I recently read a Vox article about the free patient labor involved in healthcare. This is why I sometimes call myself a Professional Patient: there is knowledge and skill involved, and a lot of time.  I am my own medical home. My long-term chronically ill friends are almost all intelligent, informed, and excellent advocates for and managers of their care. Why? Because doing anything less leads to a "poor outcome."

Yesterday I spent about 1 1/2 hours thinking, researching, calling and emailing just to begin the process of diagnosing and treating a possible endocrine issue (thanks autoimmunity). I emailed my rheumatologist's nurse outlining my symptoms and asking for an endocrinology referral. Online patient portals make this simple action possible: no more calling, being routed by the switchboard, leaving a message that attempts to be coherent, then waiting a day for a reply. I can also email after hours when my thinking is clearer. I heard back that my PCP needs to generate all referrals, so the nurse forwarded my email to the PCP's office. My PCP is out on Fridays, though, so Monday is the earliest this message will be read.

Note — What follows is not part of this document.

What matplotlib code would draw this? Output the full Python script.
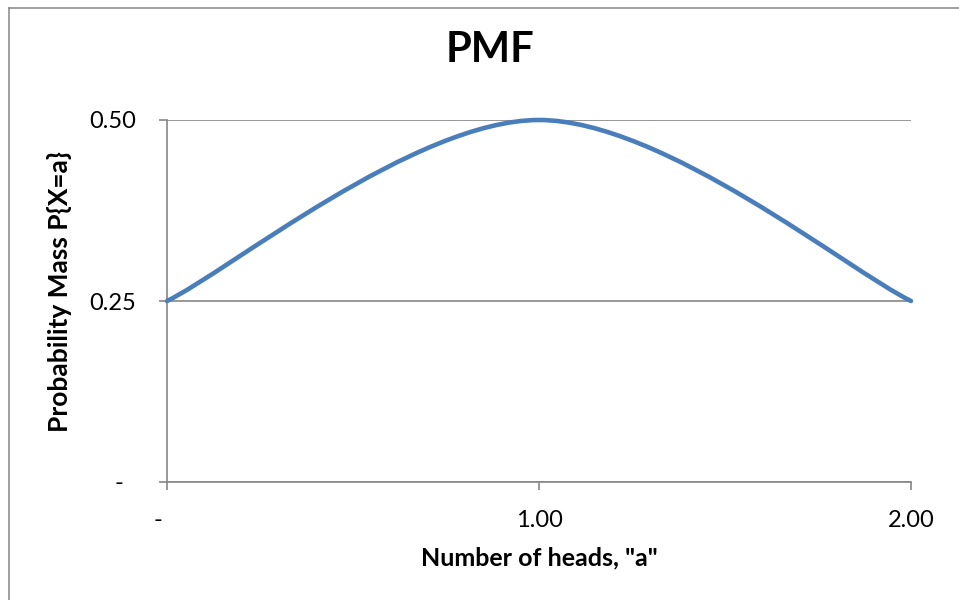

I took a break. Realizing it will take weeks or months to actually see an endocrinologist, I called to schedule with my PCP. Except she's scheduled out for weeks, too. Oh, but her nurse practitioner had availability on Monday! So I see the nurse practitioner Monday, and perhaps will start the testing process then. In the meantime, I walked to the natural market and bought some thyroid calming herbs--maybe I'll get some symptom relief, and it could even be diagnostic. Tinctures taste disgusting, by the way.

The Vox article didn't mention the amazing work being done by nurses, which is a shame. Doctors are important but it's nurses who actually do the majority of the work. They talk to patients between appointments, get referrals, order labs, and smooth over insurance issues. Good nurses know how hard patients work and do their best to help. Hug the nurses, medical assistants and patients in your life.